* BEGIN Supplied material *
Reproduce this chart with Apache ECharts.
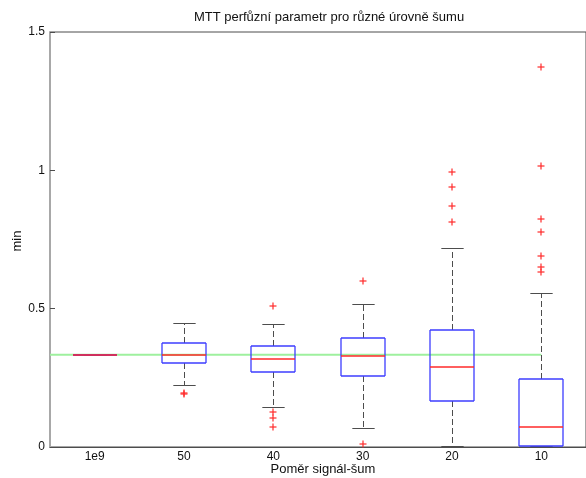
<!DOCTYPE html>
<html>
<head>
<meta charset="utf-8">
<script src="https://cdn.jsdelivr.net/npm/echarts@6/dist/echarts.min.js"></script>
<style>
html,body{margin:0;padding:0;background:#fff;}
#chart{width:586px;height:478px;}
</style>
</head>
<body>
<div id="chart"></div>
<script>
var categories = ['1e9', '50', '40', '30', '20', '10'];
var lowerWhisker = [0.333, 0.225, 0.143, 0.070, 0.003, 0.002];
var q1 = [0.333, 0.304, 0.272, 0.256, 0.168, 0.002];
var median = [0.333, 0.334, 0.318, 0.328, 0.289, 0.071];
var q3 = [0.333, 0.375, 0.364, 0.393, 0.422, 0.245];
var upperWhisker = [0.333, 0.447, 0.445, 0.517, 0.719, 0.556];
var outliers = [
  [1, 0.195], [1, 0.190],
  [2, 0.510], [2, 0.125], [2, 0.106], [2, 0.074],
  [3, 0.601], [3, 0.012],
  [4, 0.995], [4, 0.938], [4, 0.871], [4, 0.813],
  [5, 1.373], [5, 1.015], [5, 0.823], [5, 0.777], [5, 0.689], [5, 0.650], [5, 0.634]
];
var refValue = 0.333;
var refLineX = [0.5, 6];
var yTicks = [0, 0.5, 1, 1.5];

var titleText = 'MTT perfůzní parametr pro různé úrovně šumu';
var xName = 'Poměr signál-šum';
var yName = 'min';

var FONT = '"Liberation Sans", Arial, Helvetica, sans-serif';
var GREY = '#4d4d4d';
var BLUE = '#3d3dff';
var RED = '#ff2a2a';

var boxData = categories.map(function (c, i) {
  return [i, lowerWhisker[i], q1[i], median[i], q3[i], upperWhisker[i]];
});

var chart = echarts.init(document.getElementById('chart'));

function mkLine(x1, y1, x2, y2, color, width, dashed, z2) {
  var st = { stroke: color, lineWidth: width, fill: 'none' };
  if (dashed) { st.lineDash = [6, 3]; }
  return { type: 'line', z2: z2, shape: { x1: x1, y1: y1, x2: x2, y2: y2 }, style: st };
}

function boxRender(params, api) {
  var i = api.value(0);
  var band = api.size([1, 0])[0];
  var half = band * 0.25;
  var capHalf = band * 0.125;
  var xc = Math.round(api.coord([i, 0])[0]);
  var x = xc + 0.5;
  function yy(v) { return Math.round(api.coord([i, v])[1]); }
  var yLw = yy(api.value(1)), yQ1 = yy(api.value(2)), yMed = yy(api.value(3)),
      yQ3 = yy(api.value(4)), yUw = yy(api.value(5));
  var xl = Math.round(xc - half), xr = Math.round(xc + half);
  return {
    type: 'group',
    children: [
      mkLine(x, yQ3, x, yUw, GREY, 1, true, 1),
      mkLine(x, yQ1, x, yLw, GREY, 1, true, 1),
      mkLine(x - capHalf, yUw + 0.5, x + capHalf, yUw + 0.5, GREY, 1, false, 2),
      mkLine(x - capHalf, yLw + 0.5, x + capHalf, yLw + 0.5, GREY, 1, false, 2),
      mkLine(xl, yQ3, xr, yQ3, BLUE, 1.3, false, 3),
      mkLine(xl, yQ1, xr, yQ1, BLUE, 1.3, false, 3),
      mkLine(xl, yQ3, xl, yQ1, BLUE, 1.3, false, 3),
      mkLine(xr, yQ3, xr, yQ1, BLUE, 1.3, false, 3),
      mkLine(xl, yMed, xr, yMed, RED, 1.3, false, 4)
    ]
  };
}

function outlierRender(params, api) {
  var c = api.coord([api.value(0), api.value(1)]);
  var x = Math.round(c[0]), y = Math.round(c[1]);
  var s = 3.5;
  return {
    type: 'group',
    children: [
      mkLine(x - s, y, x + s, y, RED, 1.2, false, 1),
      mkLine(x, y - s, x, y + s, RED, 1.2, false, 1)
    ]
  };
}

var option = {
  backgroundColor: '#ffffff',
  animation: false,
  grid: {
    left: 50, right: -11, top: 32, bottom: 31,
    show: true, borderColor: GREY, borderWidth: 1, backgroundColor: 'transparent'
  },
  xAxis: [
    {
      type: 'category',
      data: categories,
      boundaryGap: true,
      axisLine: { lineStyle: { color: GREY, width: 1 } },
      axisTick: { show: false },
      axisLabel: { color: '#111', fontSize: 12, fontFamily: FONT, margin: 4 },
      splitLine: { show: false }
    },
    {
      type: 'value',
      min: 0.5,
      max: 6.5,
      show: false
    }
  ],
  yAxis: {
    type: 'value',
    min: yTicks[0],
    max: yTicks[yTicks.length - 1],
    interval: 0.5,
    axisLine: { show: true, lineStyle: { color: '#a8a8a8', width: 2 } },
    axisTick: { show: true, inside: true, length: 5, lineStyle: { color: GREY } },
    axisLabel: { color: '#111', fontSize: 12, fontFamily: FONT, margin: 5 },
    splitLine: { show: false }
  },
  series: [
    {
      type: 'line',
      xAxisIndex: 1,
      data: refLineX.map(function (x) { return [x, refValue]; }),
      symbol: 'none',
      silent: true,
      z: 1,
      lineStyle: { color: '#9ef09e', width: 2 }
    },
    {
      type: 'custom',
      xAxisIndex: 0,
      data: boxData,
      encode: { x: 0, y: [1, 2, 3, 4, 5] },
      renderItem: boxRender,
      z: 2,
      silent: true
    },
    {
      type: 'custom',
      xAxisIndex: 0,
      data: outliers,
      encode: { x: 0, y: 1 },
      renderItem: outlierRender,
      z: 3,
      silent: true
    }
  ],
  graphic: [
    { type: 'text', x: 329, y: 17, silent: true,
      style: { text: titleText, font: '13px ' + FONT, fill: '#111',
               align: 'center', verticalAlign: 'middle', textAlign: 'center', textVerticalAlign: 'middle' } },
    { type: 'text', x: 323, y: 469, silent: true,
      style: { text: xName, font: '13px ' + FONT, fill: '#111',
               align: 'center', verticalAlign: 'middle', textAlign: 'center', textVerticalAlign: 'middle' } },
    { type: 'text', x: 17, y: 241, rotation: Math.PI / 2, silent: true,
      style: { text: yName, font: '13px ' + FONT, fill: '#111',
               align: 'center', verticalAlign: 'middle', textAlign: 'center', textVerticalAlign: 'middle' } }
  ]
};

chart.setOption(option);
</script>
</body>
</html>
* END Supplied material *
- **Objective**
Leave out any pictures and return exactly the lines from the beginning of the data through the line with "var yName = 'min';", inclusive.

- **The completed task**
Reproduce this chart with Apache ECharts.
<!DOCTYPE html>
<html>
<head>
<meta charset="utf-8">
<script src="https://cdn.jsdelivr.net/npm/echarts@6/dist/echarts.min.js"></script>
<style>
html,body{margin:0;padding:0;background:#fff;}
#chart{width:586px;height:478px;}
</style>
</head>
<body>
<div id="chart"></div>
<script>
var categories = ['1e9', '50', '40', '30', '20', '10'];
var lowerWhisker = [0.333, 0.225, 0.143, 0.070, 0.003, 0.002];
var q1 = [0.333, 0.304, 0.272, 0.256, 0.168, 0.002];
var median = [0.333, 0.334, 0.318, 0.328, 0.289, 0.071];
var q3 = [0.333, 0.375, 0.364, 0.393, 0.422, 0.245];
var upperWhisker = [0.333, 0.447, 0.445, 0.517, 0.719, 0.556];
var outliers = [
  [1, 0.195], [1, 0.190],
  [2, 0.510], [2, 0.125], [2, 0.106], [2, 0.074],
  [3, 0.601], [3, 0.012],
  [4, 0.995], [4, 0.938], [4, 0.871], [4, 0.813],
  [5, 1.373], [5, 1.015], [5, 0.823], [5, 0.777], [5, 0.689], [5, 0.650], [5, 0.634]
];
var refValue = 0.333;
var refLineX = [0.5, 6];
var yTicks = [0, 0.5, 1, 1.5];

var titleText = 'MTT perfůzní parametr pro různé úrovně šumu';
var xName = 'Poměr signál-šum';
var yName = 'min';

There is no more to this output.